▶ _EXERCISE INSTRUCTIONS_
Only the lines between the line holding "What TikZ code" and the line holding "(a3) at (185,563)", both of those included, should be copied exactly; drop the pictures.

▶ _SUPPLIED MATERIAL_
※

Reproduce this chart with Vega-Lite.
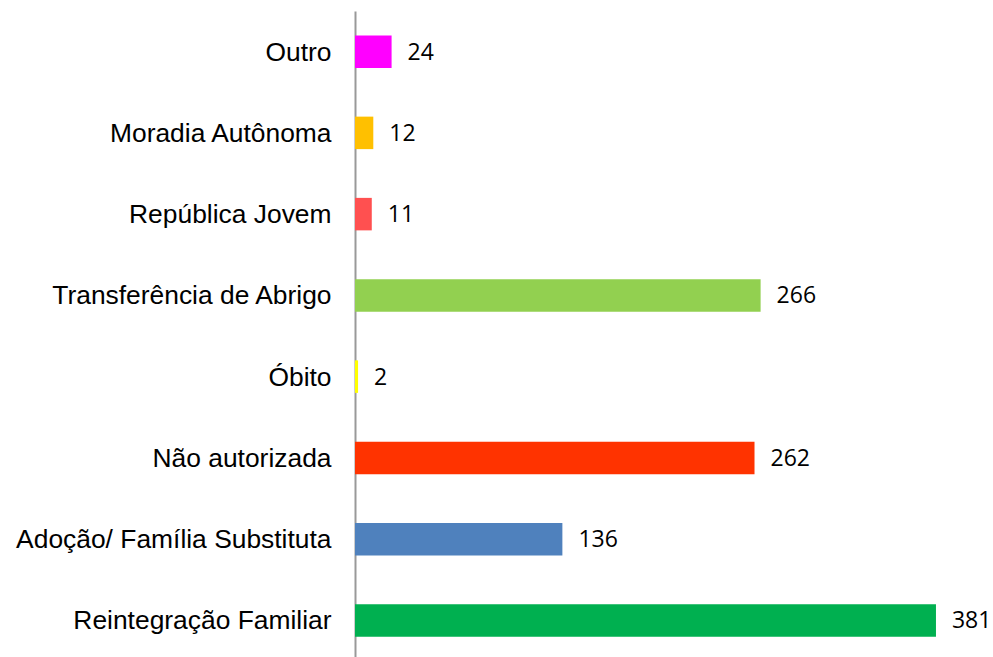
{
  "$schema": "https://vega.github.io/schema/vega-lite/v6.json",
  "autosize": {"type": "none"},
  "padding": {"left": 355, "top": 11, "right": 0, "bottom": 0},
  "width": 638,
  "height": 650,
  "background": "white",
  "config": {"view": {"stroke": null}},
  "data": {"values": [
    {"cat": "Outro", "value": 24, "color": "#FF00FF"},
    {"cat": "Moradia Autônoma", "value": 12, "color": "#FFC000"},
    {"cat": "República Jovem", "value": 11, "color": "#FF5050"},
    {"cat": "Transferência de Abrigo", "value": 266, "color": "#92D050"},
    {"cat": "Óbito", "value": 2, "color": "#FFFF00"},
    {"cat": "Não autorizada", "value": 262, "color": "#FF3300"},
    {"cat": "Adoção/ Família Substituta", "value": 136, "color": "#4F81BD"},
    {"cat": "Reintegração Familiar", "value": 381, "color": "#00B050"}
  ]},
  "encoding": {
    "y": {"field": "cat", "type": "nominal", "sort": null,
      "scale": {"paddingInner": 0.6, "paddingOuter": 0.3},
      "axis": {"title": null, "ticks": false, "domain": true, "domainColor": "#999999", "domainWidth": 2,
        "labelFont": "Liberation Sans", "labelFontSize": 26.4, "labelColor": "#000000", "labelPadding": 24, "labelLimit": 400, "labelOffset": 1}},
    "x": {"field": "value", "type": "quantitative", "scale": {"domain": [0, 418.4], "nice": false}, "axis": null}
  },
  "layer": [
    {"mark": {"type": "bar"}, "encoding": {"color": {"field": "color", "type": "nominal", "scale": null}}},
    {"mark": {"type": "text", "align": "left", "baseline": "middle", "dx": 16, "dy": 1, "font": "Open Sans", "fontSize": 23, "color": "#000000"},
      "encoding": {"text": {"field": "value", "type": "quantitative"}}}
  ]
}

※

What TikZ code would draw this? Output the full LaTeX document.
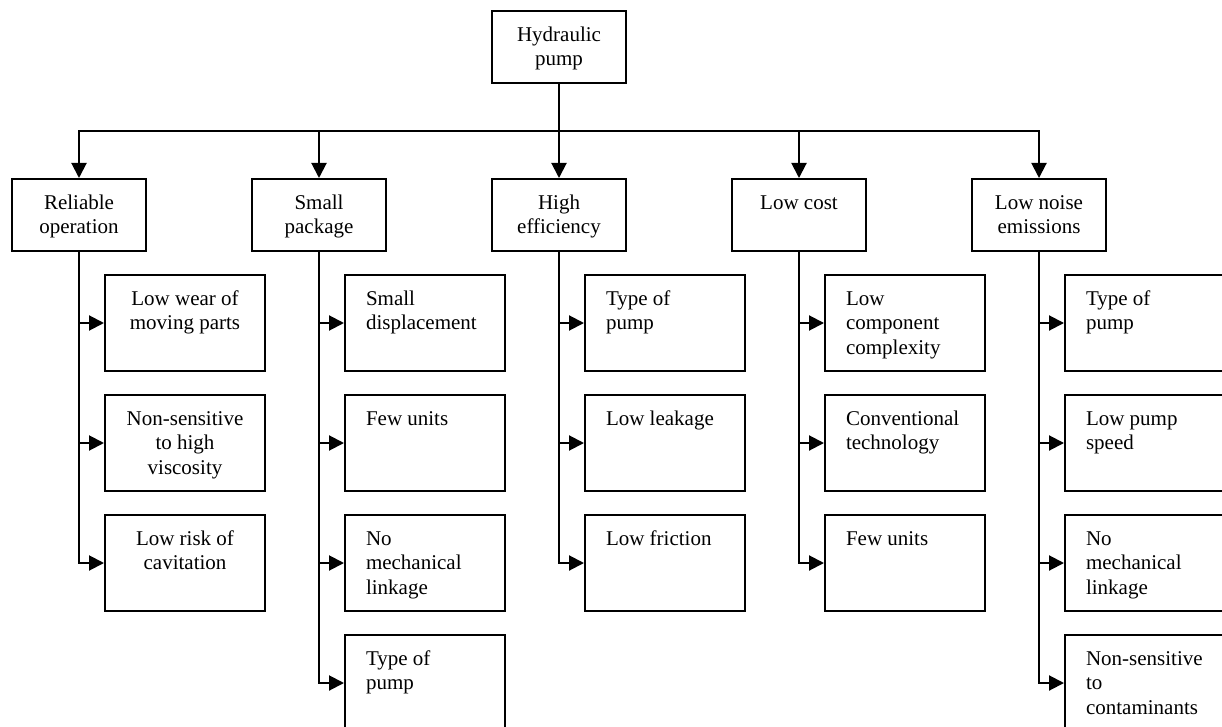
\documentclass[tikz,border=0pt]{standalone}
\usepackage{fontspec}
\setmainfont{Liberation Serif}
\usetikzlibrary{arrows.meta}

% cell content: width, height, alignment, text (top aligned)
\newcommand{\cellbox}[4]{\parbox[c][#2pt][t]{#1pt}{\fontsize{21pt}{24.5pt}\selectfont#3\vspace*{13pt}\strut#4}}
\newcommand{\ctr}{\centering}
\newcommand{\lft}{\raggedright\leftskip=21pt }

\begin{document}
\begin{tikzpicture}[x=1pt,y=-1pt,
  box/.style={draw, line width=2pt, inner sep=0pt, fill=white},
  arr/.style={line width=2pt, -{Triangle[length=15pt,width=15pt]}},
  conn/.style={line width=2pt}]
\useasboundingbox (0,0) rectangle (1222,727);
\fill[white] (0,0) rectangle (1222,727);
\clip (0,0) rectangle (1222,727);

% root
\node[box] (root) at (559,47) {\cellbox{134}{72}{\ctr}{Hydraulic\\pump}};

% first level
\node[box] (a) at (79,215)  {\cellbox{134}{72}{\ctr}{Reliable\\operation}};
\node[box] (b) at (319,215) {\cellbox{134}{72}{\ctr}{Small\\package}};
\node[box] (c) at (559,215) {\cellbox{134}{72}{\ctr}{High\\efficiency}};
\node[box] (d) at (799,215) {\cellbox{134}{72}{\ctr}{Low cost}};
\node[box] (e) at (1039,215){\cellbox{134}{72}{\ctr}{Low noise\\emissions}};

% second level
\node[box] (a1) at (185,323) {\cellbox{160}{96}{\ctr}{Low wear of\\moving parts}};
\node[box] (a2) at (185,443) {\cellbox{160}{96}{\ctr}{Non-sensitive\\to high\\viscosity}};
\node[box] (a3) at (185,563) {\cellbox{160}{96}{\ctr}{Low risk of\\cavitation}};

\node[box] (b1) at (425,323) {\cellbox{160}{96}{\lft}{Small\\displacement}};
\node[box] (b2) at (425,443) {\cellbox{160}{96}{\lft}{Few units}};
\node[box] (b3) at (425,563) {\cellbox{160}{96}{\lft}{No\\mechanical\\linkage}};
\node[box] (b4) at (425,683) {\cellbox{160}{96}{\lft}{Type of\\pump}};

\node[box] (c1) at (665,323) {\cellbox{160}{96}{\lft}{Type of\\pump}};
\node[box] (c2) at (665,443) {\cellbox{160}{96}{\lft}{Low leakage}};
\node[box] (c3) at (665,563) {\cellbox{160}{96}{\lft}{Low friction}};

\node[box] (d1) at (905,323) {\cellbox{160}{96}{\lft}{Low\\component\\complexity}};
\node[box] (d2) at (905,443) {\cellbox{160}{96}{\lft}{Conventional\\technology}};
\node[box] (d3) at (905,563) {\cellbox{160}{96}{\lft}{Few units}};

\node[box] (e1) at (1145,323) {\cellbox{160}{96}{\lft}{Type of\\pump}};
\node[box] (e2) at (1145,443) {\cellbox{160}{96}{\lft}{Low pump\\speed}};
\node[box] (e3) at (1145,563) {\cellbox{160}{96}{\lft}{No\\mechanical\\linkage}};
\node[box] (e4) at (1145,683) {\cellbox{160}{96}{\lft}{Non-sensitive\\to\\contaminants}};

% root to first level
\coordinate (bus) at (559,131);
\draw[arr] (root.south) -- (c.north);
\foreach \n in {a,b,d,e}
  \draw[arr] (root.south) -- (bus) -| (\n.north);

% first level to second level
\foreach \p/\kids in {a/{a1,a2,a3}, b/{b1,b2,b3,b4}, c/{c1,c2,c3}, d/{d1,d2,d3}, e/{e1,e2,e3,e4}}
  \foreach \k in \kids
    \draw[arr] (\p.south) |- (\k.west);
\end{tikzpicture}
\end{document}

※

▶ _THE COMPLETED TASK_
What TikZ code would draw this? Output the full LaTeX document.
\documentclass[tikz,border=0pt]{standalone}
\usepackage{fontspec}
\setmainfont{Liberation Serif}
\usetikzlibrary{arrows.meta}

% cell content: width, height, alignment, text (top aligned)
\newcommand{\cellbox}[4]{\parbox[c][#2pt][t]{#1pt}{\fontsize{21pt}{24.5pt}\selectfont#3\vspace*{13pt}\strut#4}}
\newcommand{\ctr}{\centering}
\newcommand{\lft}{\raggedright\leftskip=21pt }

\begin{document}
\begin{tikzpicture}[x=1pt,y=-1pt,
  box/.style={draw, line width=2pt, inner sep=0pt, fill=white},
  arr/.style={line width=2pt, -{Triangle[length=15pt,width=15pt]}},
  conn/.style={line width=2pt}]
\useasboundingbox (0,0) rectangle (1222,727);
\fill[white] (0,0) rectangle (1222,727);
\clip (0,0) rectangle (1222,727);

% root
\node[box] (root) at (559,47) {\cellbox{134}{72}{\ctr}{Hydraulic\\pump}};

% first level
\node[box] (a) at (79,215)  {\cellbox{134}{72}{\ctr}{Reliable\\operation}};
\node[box] (b) at (319,215) {\cellbox{134}{72}{\ctr}{Small\\package}};
\node[box] (c) at (559,215) {\cellbox{134}{72}{\ctr}{High\\efficiency}};
\node[box] (d) at (799,215) {\cellbox{134}{72}{\ctr}{Low cost}};
\node[box] (e) at (1039,215){\cellbox{134}{72}{\ctr}{Low noise\\emissions}};

% second level
\node[box] (a1) at (185,323) {\cellbox{160}{96}{\ctr}{Low wear of\\moving parts}};
\node[box] (a2) at (185,443) {\cellbox{160}{96}{\ctr}{Non-sensitive\\to high\\viscosity}};
\node[box] (a3) at (185,563) {\cellbox{160}{96}{\ctr}{Low risk of\\cavitation}};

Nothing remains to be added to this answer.